I knew that the man whose drawing I had admired since my college days was there and I was anxious to meet him. By chance, David was at the door as I approached.He was taking me in as I walked down the corridor. We said hello and he pointed to the studio door. I liked him, I felt.   
           
At work from the model later, he walked up to my easel and we started to talk. I think I first noticed just how quick his emotions were, how engaging and conversational he was. It was in contrast to his quiet voice. Process, media, drawing, observation. There were actually occasional direct statements about these: they came as surprises, interspersed among observations about palette and brushes, jokes, a model of art history that assumed you knew it, yiddish phrases, asides about politics and a probing for intentions.
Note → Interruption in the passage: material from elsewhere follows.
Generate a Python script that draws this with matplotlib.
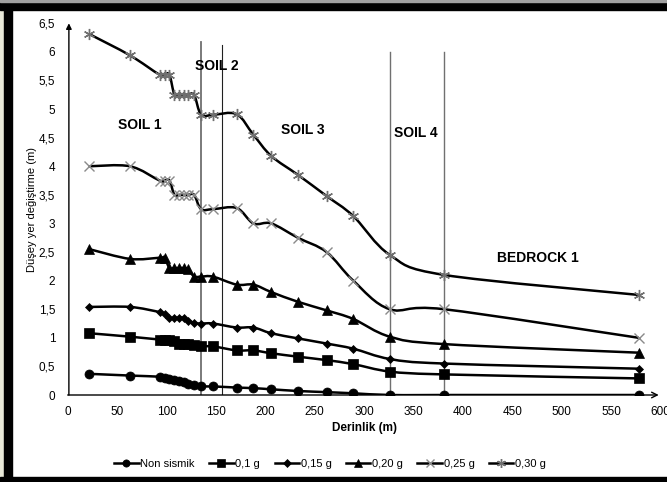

In the months I knew him, his comments were incredibly apt. Only painters talk this way, and I was feeling grounded. This cultured and gentle, compassionate and funny man had befriended me, and it seemed to me, chuckled a little as his comments lifted the ropes of the ring I was entering.


I realized those conscience-nurturing, penetrating and revelatory, moral images had been drawn by a man with a lightning intuition and a heart to match.